The reason I had changed this sentence is because it didn't really sound right when you say it out loud. The word 'was' just wasn't working with this sentence, so I had decided to put in different synonyms. Also, I'm assuming by 'her' you meant Saehee right? After all you italicized it.

❁”Panting and gasping for air, Saehee felt her chest contracting with pain but her body wasn't able to react to the pain.” should be,”Panting and gasping for air, Saehee felt her chest contracting with pain, but her body was unable to react along side with the pain.”

This sentence was a real toughie.. I wasn't quite sure what you meant by 'body wasn't able to react to the pain' I personally didn't really fix this sentence. Since I wasn't sure what you meant. All I did was change the words into a better tense, but it's up to you how you're going to change it.
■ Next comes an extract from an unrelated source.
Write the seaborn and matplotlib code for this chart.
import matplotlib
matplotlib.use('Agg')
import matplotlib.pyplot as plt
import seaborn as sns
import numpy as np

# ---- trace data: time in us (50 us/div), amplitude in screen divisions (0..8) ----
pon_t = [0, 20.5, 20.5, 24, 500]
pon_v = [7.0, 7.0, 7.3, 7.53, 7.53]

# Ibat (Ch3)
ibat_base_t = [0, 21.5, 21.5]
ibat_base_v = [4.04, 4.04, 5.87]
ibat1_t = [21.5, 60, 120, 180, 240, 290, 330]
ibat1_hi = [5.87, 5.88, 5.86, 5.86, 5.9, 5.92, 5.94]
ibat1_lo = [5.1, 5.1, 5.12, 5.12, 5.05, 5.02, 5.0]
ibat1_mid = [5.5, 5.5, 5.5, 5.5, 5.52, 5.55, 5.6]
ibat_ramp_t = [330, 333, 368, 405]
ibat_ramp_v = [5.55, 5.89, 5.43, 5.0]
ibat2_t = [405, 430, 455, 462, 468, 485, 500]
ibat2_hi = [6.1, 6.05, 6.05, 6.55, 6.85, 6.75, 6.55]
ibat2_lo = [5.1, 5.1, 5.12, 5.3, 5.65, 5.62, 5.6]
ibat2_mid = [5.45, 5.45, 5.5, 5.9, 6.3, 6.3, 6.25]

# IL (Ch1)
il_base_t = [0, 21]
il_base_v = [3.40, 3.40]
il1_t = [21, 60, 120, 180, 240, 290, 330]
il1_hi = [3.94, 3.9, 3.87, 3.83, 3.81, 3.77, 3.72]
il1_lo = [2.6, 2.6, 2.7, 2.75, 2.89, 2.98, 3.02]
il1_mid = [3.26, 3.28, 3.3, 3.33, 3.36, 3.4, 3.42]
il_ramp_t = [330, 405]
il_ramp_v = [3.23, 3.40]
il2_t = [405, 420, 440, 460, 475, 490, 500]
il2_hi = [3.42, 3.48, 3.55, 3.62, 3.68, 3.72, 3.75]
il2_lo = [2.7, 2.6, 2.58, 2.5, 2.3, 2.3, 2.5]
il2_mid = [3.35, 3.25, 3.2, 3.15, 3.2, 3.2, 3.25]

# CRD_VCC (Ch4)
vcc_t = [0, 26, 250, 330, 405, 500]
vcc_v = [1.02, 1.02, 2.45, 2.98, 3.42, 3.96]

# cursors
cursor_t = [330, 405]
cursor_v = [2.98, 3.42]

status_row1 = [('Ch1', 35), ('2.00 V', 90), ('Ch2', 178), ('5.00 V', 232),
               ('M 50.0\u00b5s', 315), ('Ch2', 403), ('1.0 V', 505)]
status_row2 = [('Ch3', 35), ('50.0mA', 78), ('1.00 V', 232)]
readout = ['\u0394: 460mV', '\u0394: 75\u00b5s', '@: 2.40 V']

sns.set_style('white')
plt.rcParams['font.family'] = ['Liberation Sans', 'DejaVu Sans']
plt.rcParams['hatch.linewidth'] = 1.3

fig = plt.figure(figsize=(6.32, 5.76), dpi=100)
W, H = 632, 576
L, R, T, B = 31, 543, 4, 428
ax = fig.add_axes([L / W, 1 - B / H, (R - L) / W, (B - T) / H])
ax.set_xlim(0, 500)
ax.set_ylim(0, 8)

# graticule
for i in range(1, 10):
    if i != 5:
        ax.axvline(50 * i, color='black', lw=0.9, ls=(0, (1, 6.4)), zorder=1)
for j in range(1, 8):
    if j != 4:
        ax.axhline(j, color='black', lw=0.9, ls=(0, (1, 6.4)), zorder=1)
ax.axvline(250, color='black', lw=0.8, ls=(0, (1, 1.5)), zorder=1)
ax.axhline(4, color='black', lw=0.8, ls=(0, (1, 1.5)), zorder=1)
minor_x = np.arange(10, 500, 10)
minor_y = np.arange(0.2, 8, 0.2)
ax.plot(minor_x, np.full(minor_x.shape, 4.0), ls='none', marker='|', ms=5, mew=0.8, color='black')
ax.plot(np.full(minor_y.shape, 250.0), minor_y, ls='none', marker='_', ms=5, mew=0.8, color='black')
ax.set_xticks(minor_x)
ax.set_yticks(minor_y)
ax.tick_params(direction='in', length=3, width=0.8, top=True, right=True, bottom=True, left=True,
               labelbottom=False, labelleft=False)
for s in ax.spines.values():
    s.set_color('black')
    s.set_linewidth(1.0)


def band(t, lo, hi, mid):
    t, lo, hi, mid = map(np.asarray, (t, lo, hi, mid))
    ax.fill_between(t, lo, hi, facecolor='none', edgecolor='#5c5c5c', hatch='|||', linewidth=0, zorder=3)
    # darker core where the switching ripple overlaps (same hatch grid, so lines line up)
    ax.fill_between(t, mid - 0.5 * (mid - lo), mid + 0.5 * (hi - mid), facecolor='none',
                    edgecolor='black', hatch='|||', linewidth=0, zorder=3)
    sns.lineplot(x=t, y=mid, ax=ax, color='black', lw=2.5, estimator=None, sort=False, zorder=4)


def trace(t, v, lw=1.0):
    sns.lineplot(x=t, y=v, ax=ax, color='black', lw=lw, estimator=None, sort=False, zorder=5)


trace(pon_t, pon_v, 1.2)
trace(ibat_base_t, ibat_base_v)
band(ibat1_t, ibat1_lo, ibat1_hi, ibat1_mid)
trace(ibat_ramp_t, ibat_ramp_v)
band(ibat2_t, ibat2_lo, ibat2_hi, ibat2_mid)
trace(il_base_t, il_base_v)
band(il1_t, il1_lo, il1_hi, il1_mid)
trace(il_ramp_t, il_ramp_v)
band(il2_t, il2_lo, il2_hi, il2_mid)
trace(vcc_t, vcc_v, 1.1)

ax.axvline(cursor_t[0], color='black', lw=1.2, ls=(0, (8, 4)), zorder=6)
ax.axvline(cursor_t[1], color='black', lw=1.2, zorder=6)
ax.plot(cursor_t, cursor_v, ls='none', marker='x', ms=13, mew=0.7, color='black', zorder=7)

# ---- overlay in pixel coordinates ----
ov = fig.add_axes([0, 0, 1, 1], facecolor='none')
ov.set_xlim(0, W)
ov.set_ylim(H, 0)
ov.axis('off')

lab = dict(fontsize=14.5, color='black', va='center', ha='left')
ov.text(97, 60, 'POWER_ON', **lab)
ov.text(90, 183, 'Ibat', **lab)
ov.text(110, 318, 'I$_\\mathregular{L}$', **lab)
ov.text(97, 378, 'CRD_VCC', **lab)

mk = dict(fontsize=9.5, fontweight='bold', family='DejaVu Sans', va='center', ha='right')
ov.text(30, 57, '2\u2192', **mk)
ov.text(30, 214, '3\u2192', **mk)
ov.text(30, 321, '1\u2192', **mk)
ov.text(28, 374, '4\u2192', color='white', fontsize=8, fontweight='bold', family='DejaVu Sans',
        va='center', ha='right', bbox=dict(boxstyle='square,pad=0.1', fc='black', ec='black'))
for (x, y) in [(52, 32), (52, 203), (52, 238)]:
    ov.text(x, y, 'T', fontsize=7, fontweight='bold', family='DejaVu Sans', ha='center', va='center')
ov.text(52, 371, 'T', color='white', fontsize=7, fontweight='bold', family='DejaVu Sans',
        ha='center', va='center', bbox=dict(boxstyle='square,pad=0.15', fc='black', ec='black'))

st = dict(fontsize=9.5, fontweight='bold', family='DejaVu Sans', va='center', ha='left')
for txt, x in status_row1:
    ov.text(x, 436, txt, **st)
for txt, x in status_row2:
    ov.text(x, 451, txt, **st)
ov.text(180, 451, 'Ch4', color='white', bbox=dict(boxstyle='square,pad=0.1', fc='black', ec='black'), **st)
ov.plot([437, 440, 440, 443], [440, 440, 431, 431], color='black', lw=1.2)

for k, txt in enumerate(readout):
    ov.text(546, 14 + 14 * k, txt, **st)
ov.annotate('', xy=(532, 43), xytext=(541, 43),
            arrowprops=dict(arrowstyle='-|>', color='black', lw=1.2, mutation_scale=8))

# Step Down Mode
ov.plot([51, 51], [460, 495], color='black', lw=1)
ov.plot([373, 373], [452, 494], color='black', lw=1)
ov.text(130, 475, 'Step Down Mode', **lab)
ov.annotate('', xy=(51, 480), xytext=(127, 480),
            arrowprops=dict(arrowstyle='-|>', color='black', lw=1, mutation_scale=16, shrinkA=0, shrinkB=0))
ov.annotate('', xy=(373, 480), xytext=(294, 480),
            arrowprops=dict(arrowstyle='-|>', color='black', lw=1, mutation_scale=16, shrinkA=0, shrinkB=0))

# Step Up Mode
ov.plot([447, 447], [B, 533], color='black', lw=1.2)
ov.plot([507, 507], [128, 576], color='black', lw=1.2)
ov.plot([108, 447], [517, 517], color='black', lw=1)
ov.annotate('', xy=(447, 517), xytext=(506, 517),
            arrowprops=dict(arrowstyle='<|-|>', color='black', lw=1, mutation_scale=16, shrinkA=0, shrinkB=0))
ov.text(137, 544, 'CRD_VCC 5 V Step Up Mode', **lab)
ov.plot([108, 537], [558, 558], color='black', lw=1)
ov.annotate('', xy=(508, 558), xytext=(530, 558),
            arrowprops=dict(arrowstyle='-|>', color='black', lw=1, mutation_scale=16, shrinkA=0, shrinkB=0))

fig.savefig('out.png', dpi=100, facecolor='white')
Is there a way for you elaborate more on what you mean by her body being unable to react along side with the pain?

 

Flow 14/15– Your flow is perfect, you know when to end an event, and when to start an event. Your flow was well paced throughout the story. Nothing wrong what so ever. The only thing I felt was that your ending was a bit too rushed. I don't really like how you ended the story on the spot, couldn't you have come up with an alternative ending? Also, your story is really well-organized, and by the way you explained the main moral, I really felt like you had an absolute understanding of the meaning of breathing.

 

Enjoyment 5/5– This story really struck me. I understand how some people, really take advantage of being born normal, and they could care less about how much they have to live, and the importance of breathing. You really made me think to myself, what if this was me? What would I have done. I don't want to be useless if this ever happened to me. Your story really made me feel as if I was in Yuri's shoes, and I'm pretty sure I'm not the only one.

 

Structure 4/5I'm really glad you decided to have the font color gray when you talk about the past. You don't know how much that is a pet-peeve when people don't do that! This is really annoying me but when you're writing the letters, whenever there is a red line underneath can you please erase it? It's really makes it seem unorganized...A way to erase it is just simply adding the word to the dictionary. Your paragraphs are a bit long to me, in chapter four I believe, there was this massive paragraph, was there no way for you to split in into two? Your font type, color, and size, is perfect the way it is. And your paragraph spacings are clustered and not widespread.

 

Overall 90/100– Your story really taught me a lesson, and I'm pretty sure it taught the readers a lesson too. Being born correctly, and being healthy, and being able to breath is something you shouldn't take for granted. What if one day, you end up being in either Saehee or Yuri's position. What would you do? I for one don't want to be useless. The only thing I didn't like is felt your characters didn't have a unique enough personality. Also, your ending was a bit rushed, and I feel like you overused the word 'breath' to the point where it seems redundant.


Reply: Ah... Thank you so so so much for the wonderful detailed review! Unfortunately I had my sister change the password to my account so I cannot credit you as of right now since it's hard to deal with all the coding on my iPod touch. AFF was starting to consume my life so I had to get away from it by not having access to it on my main computer up until I am done with my midterms...my midterm is on feb 7 so pleeeaaase don't delete or place me on blacklist! I promise to credit you after I finish midterms and I get my account back..please understand x.x but regardless, thank youuuu soo much!